→ REQUIREMENTS
Will you repeat only the lines from the one with "Emit a Python" through the one with "from matplotlib.lines import Line2D", both included, leaving every picture out?

(Records from a data source)
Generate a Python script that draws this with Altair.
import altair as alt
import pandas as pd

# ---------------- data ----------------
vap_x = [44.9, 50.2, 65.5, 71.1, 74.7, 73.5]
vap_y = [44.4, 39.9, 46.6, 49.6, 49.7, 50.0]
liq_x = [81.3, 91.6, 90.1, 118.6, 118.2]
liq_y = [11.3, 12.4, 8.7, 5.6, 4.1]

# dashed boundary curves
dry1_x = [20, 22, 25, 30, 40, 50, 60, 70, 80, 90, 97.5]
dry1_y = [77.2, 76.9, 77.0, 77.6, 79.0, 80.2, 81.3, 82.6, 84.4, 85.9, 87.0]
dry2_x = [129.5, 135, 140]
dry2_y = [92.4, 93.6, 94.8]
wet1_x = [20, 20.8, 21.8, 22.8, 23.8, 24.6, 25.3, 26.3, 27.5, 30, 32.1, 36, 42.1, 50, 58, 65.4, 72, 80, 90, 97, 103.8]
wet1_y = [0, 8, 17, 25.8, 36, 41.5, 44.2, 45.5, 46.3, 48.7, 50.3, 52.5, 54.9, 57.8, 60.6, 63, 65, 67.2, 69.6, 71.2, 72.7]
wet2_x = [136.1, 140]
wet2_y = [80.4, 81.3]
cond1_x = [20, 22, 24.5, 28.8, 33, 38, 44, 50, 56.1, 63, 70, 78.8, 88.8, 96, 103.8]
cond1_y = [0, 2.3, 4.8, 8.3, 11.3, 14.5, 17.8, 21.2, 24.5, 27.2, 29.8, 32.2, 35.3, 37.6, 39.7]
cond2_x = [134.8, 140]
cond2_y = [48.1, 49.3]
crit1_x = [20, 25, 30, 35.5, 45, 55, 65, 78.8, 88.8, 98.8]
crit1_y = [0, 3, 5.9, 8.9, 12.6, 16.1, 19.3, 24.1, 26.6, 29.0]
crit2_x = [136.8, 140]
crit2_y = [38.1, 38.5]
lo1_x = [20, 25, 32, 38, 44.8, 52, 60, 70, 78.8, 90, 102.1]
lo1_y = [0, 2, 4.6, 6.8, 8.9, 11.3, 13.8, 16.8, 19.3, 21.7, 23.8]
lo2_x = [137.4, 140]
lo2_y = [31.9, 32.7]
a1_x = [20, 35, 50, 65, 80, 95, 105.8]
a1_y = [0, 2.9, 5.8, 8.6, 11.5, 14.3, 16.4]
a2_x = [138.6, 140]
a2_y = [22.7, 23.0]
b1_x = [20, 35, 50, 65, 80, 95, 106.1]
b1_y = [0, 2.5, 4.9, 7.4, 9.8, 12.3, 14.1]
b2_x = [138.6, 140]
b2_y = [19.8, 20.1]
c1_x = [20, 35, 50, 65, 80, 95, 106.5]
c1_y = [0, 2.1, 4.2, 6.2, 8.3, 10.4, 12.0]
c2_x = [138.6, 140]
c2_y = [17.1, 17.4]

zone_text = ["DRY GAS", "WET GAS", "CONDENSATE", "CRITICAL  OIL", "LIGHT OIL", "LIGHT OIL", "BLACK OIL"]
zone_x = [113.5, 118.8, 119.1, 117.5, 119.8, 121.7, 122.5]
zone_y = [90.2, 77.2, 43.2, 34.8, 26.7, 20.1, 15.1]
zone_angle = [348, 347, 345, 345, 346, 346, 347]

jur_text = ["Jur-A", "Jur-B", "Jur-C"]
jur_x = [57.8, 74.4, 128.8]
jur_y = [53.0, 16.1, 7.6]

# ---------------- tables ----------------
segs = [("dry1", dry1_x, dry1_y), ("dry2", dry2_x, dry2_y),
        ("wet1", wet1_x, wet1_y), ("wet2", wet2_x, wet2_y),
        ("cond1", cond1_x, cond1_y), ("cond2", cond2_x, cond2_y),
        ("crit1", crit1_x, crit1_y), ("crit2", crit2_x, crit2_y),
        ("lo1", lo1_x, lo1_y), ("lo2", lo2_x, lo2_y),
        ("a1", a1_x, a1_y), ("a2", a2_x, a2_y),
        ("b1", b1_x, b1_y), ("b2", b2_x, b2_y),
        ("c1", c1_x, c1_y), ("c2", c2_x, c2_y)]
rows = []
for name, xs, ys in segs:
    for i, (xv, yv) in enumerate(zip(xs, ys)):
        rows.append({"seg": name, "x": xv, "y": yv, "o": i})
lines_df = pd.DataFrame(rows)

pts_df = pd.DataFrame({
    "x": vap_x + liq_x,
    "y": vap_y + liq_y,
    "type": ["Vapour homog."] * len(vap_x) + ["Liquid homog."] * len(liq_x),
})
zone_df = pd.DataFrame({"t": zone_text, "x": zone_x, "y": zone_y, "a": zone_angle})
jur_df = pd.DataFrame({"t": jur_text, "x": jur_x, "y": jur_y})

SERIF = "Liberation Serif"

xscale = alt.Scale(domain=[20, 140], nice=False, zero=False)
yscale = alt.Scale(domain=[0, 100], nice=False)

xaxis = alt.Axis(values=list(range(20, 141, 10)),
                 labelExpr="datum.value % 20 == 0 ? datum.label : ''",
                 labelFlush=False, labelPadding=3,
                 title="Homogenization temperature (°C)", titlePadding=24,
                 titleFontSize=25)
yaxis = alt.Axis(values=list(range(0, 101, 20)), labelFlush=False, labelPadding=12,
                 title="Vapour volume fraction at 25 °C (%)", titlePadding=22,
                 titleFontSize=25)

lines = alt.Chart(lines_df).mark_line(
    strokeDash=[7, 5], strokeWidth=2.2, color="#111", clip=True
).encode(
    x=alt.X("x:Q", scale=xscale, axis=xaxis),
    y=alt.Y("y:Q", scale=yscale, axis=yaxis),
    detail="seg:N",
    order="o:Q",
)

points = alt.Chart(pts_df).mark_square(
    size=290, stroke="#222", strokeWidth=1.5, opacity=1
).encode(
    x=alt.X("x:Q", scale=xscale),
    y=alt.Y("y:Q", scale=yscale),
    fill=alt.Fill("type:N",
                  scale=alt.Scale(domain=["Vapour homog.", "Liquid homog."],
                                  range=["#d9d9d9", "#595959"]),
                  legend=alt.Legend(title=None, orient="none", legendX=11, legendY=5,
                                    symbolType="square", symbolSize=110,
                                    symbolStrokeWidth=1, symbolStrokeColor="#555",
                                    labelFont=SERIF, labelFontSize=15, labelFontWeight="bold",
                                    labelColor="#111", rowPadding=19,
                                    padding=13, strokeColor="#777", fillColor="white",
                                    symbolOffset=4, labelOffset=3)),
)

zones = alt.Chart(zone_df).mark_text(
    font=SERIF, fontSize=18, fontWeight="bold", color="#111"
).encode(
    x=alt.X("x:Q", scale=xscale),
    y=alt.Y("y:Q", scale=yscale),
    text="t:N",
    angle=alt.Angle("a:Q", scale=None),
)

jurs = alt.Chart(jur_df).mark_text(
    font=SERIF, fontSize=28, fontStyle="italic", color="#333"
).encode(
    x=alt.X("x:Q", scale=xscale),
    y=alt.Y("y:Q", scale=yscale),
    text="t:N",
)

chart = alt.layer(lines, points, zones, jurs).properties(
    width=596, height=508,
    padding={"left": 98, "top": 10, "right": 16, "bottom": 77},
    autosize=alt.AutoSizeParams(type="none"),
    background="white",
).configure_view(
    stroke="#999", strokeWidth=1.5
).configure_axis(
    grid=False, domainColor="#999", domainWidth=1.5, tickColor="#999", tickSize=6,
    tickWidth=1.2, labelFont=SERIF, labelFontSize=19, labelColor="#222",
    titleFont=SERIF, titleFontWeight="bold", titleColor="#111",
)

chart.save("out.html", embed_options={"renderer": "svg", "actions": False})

---

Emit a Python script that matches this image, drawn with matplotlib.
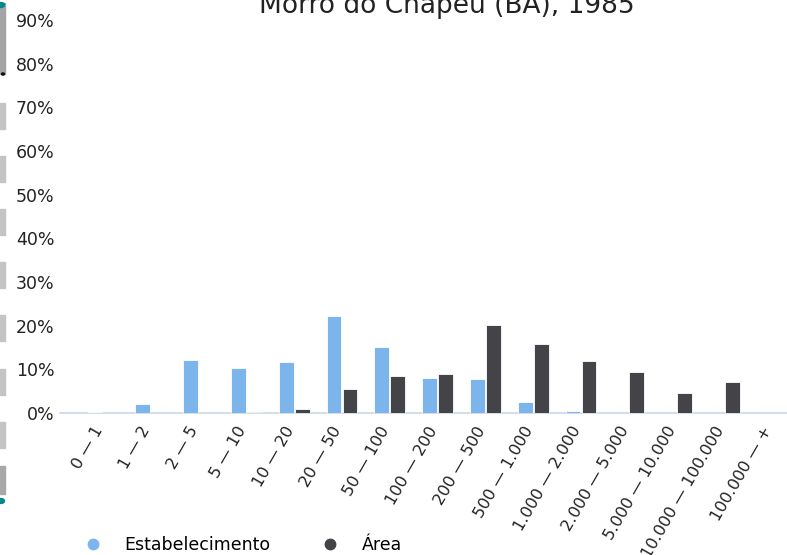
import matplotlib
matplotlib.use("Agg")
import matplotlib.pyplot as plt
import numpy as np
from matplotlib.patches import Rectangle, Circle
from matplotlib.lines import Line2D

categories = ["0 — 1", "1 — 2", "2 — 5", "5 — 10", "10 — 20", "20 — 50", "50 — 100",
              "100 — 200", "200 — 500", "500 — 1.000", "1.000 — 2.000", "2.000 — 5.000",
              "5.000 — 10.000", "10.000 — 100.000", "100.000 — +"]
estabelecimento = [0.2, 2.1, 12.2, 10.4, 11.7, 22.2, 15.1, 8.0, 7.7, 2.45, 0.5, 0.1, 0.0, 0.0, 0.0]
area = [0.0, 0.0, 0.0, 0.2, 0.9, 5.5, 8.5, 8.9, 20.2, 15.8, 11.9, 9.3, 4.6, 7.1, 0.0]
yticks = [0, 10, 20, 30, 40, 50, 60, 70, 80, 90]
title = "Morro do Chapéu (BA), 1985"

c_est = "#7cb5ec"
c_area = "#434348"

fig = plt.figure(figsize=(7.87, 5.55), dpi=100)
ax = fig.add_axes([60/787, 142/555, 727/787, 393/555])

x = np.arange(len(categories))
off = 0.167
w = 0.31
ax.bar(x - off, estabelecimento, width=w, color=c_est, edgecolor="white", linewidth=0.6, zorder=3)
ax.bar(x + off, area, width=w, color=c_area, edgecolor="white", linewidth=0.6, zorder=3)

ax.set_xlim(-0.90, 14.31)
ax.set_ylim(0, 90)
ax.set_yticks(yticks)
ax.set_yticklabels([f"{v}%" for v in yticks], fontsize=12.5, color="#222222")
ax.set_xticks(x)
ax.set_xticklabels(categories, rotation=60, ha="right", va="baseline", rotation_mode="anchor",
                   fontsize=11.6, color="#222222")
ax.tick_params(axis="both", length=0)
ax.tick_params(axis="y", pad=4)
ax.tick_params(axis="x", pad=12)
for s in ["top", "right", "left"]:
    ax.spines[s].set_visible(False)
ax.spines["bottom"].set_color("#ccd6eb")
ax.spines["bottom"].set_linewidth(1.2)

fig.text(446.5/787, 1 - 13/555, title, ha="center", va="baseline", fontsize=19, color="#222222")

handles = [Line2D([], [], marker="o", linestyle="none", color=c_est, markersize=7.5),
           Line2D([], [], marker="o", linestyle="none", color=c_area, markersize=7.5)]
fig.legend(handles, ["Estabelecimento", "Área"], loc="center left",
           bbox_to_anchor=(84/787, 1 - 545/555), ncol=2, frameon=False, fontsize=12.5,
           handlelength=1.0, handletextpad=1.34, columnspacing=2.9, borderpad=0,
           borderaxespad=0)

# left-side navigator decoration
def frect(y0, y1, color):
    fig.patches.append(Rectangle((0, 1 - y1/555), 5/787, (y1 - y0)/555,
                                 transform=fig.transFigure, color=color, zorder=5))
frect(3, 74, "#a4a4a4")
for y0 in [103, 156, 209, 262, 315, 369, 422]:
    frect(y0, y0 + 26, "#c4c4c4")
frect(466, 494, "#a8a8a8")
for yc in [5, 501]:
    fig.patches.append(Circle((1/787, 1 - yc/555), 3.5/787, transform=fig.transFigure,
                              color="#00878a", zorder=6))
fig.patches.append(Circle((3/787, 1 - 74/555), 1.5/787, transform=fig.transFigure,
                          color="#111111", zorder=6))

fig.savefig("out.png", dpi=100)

→ EXERCISE OUTPUT
Emit a Python script that matches this image, drawn with matplotlib.
import matplotlib
matplotlib.use("Agg")
import matplotlib.pyplot as plt
import numpy as np
from matplotlib.patches import Rectangle, Circle
from matplotlib.lines import Line2D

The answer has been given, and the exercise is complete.